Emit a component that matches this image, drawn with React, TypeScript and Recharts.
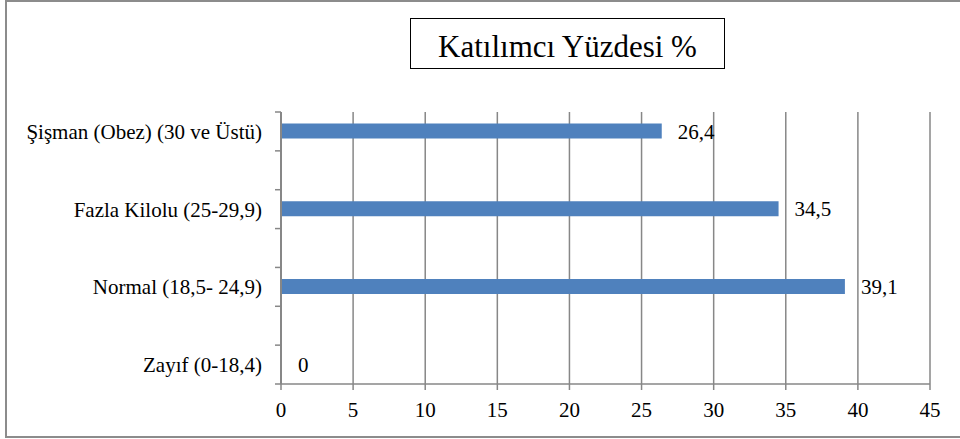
import React from 'react';
import { BarChart, Bar, XAxis, YAxis, CartesianGrid, LabelList } from 'recharts';

// top to bottom, as in the reference
const categories = [
  'Şişman (Obez) (30 ve Üstü)',
  'Fazla Kilolu (25-29,9)',
  'Normal (18,5- 24,9)',
  'Zayıf (0-18,4)',
];
const percentages = [26.4, 34.5, 39.1, 0];
const xTicks = [0, 5, 10, 15, 20, 25, 30, 35, 40, 45];
const title = 'Katılımcı Yüzdesi %';

const FONT = "'Liberation Serif', Tinos, 'Times New Roman', 'DejaVu Serif', serif";
const GRAY = '#878787';

// each category sits in the middle of two y-axis tick steps
const data = categories.map((name, i) => ({ name, pos: i * 2 + 0.5, value: percentages[i] }));
const yTicks = Array.from({ length: 15 }, (_, i) => i / 2);

function YTick(props: any) {
  const { x, y, payload } = props;
  const v = payload.value;
  if (Number.isInteger(v)) {
    return <line x1={x - 6} x2={x} y1={y} y2={y} stroke={GRAY} strokeWidth={1.5} />;
  }
  const entry = data.find((d) => d.pos === v);
  return (
    <text x={x - 19} y={y} dy="0.355em" textAnchor="end" style={{ fontFamily: FONT }} fontSize={21} fill="#000">
      {entry ? entry.name : ''}
    </text>
  );
}

export default function App() {
  return (
    <div style={{ position: 'absolute', left: 0, top: 0, width: 960, height: 439, overflow: 'hidden', background: '#fff' }}>
      <div
        style={{
          position: 'absolute',
          left: 5,
          top: 0,
          width: 962,
          height: 438,
          border: '2px solid #8c8c8c',
          boxSizing: 'border-box',
        }}
      />
      <BarChart
        width={960}
        height={439}
        data={data}
        layout="vertical"
        margin={{ top: 112, right: 30, bottom: 0, left: 0 }}
        style={{ fontFamily: FONT }}
      >
        <CartesianGrid horizontal={false} stroke={GRAY} strokeWidth={1.5} />
        <Bar dataKey="value" fill="#4f81bd" barSize={15} minPointSize={1} isAnimationActive={false}>
          <LabelList
            dataKey="value"
            position="right"
            offset={16}
            fill="#000"
            fontSize={21}
            style={{ fontFamily: FONT }}
            formatter={(v: any) => String(v).replace('.', ',')}
          />
        </Bar>
        <XAxis
          type="number"
          domain={[0, 45]}
          ticks={xTicks}
          interval={0}
          height={55}
          stroke={GRAY}
          strokeWidth={1.5}
          tickSize={6}
          tickMargin={12}
          tick={{ fill: '#000', fontSize: 21, style: { fontFamily: FONT } }}
        />
        <YAxis
          type="number"
          dataKey="pos"
          domain={[0, 7]}
          ticks={yTicks}
          interval={0}
          width={281}
          stroke={GRAY}
          strokeWidth={2}
          tickSize={0}
          tickMargin={0}
          tickLine={false}
          tick={<YTick />}
        />
      </BarChart>
      <div
        style={{
          position: 'absolute',
          left: 410,
          top: 18,
          width: 315,
          height: 51,
          border: '1px solid #000',
          boxSizing: 'border-box',
          fontFamily: FONT,
          fontSize: 31,
          lineHeight: '55px',
          textAlign: 'center',
          background: '#fff',
        }}
      >
        {title}
      </div>
    </div>
  );
}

· · · · · · ·

Exercise instructions:
Find the lines containing "React" and pull them out.

Final result:
Emit a component that matches this image, drawn with React, TypeScript and Recharts.
import React from 'react';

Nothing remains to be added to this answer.